The "one" who raised Jesus from the dead was the Father. The way in which the Father accomplished this was the mediation of the Holy Spirit. The same Spirit unites us to Christ's resurrection and will impart life to our mortal bodies.

In addition, Saint Paul makes it clear that the Resurrection was more than the resuscitation of Jesus' crucified body. Rather, His body undergoes a marvelous change due to the power of the Holy Spirit.

This is how Saint Paul opens his letter to the Romans.
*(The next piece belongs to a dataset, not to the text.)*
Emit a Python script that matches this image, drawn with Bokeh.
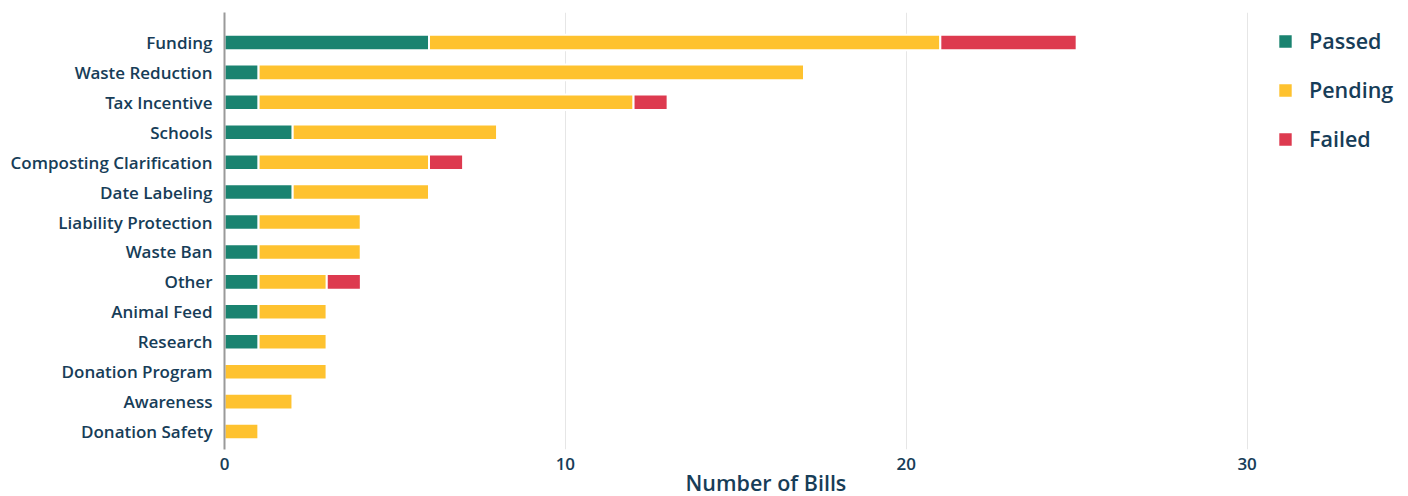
from bokeh.plotting import figure
from bokeh.models import ColumnDataSource, Range1d, FixedTicker, Title
from bokeh.embed import file_html
from bokeh.resources import INLINE

categories = ["Funding", "Waste Reduction", "Tax Incentive", "Schools",
              "Composting Clarification", "Date Labeling", "Liability Protection",
              "Waste Ban", "Other", "Animal Feed", "Research", "Donation Program",
              "Awareness", "Donation Safety"]
passed = [6, 1, 1, 2, 1, 2, 1, 1, 1, 1, 1, 0, 0, 0]
pending = [15, 16, 11, 6, 5, 4, 3, 3, 2, 2, 2, 3, 2, 1]
failed = [4, 0, 1, 0, 1, 0, 0, 0, 1, 0, 0, 0, 0, 0]
series = ["Passed", "Pending", "Failed"]
colors = ["#1a8370", "#fec22f", "#dd3a4f"]
x_ticks = [0, 10, 20, 30]

n = len(categories)
ypos = [n - 1 - i for i in range(n)]
src = ColumnDataSource(dict(y=ypos, Passed=passed, Pending=pending, Failed=failed))

TXT = "#173d58"
FONT = "'Open Sans SemiBold', 'Open Sans'"

p = figure(width=1408, height=496, output_backend="svg", toolbar_location=None,
           x_range=Range1d(0, 34.5), y_range=Range1d(-0.6, 14.0),
           min_border_left=224, min_border_right=8, min_border_top=12,
           min_border_bottom=47)
p.outline_line_color = None

renderers = p.hbar_stack(series, y="y", height=0.52, color=colors,
                         line_color="white", line_width=2, source=src,
                         legend_label=series)

p.yaxis.ticker = FixedTicker(ticks=ypos)
p.yaxis.major_label_overrides = {yv: c for yv, c in zip(ypos, categories)}
p.yaxis.major_tick_line_color = None
p.yaxis.major_tick_out = 0
p.yaxis.major_tick_in = 0
p.yaxis.minor_tick_line_color = None
p.yaxis.axis_line_color = "#9a9a9a"
p.yaxis.axis_line_width = 2
p.yaxis.major_label_text_font = FONT
p.yaxis.major_label_text_font_size = "17px"
p.yaxis.major_label_text_color = TXT
p.yaxis.major_label_standoff = 12

p.xaxis.ticker = FixedTicker(ticks=x_ticks)
p.xaxis.major_tick_line_color = None
p.xaxis.major_tick_out = 0
p.xaxis.major_tick_in = 0
p.xaxis.minor_tick_line_color = None
p.xaxis.axis_line_color = None
p.xaxis.major_label_text_font = FONT
p.xaxis.major_label_text_font_size = "17px"
p.xaxis.major_label_text_color = TXT
p.xaxis.major_label_standoff = 8

xt = Title(text="Number of Bills", align="left", offset=461, standoff=-14,
           text_font=FONT, text_font_size="21.5px", text_font_style="normal",
           text_color=TXT, text_line_height=1.0)
p.add_layout(xt, "below")

p.ygrid.grid_line_color = None
p.xgrid.grid_line_color = "#e6e6e6"
p.xgrid.grid_line_width = 1

lg = p.legend[0]
lg.location = (1052, 296)
lg.margin = 0
lg.padding = 0
lg.spacing = 20
lg.glyph_width = 18
lg.glyph_height = 18
lg.label_height = 27
lg.label_standoff = 15
lg.label_text_font = FONT
lg.label_text_font_size = "21.5px"
lg.label_text_color = TXT
lg.border_line_color = None
lg.background_fill_alpha = 0

open("out.html", "w").write(file_html(p, INLINE))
He proclaims himself an apostle of the Gospel about God's Son, "...descended from David according to the flesh but established as Son of God in power according to the spirit of holiness through the resurrection from the dead..." (Romans 1:4). Saint Paul maintains the continuity between Jesus' earthly life and His risen life, while not hesitating to assert its newness.

Elsewhere, Saint Paul tells us, in effect, that the Risen Lord was brimming with the living- giving power of the Holy Spirit. So convinced is Saint Paul of this truth, that he makes a statement which, at first glance, may be confusing: "Now the Lord is the Spirit and where the Spirit of the Lord is, there is freedom" (2 Corinthians 3:17). Here Saint Paul is not denying the distinction between Christ and the Holy Spirit. Nor does he mean to say that Christ and the Holy Spirit are simply two of the ways in which the One God can appear. Nor does Saint Paul set life in the Spirit over against the teaching and redeeming work of Christ, as if one were dynamic and the other static. What he does teach is that the Spirit comes from within the Risen Lord and is bequeathed to believers, as on the first Easter Sunday when Jesus breathed on the Apostles and said, "Receive the Holy Spirit" and then empowered them to forgive sins (John 20:23 as in supra; see also Matthew 16:19; 18:18).

"Now the Lord is the Spirit and where the Spirit of the Lord is, there is freedom"

Raised by the glory of God, Christ is so filled with the Holy Spirit that Saint Paul accurately speaks of being redeemed and sanctified either in Christ or in the Holy Spirit. When one is mentioned, the other is not excluded. As a result, we will find Saint Paul saying that we live "in Christ" (Galatians 2:17) or "in the Spirit" (1 Corinthians 6:11). Nonetheless, the distinction between Christ and the Holy Spirit remains. For while we are in this world we remain apart from Christ (2 Corinthians 5:6); nonetheless, the Spirit of Christ already lives within us (Romans 8:9).

Saint Paul, unlike the Gospels, does not provide us with a description of the extraordinary properties of the body of the Risen Lord (for example, the ability to defy gravity, pass through locked doors, yet able to be seen and touched). Nonetheless, Saint Paul teaches that in the Eucharist we receive Jesus' glorified Body as spiritual food (1 Corinthians 10:3).

In a future column we will discuss more fully Saint Paul's teaching on the Eucharist.

In just a few days, we will enter upon the season of Lent, leading to Holy Week and Easter. Lent is a penitential season when we prepare to enter more deeply into the death and resurrection of Jesus. With the help of Saint Paul, we have been studying the Paschal Mystery of Christ, sometimes called "the masterpiece of the Holy Spirit" (John Paul II, Wednesday Catechesis, June 10, 1998).

My hope and prayer is that, in this Year of Saint Paul, we will allow Saint Paul to remain as our guide through these grace-filled seasons, per crucem ad lucem! Encountering the Risen and Exalted Lord, may we say in the power of the Holy Spirit, "Jesus is Lord!" (1 Corinthians 12:23).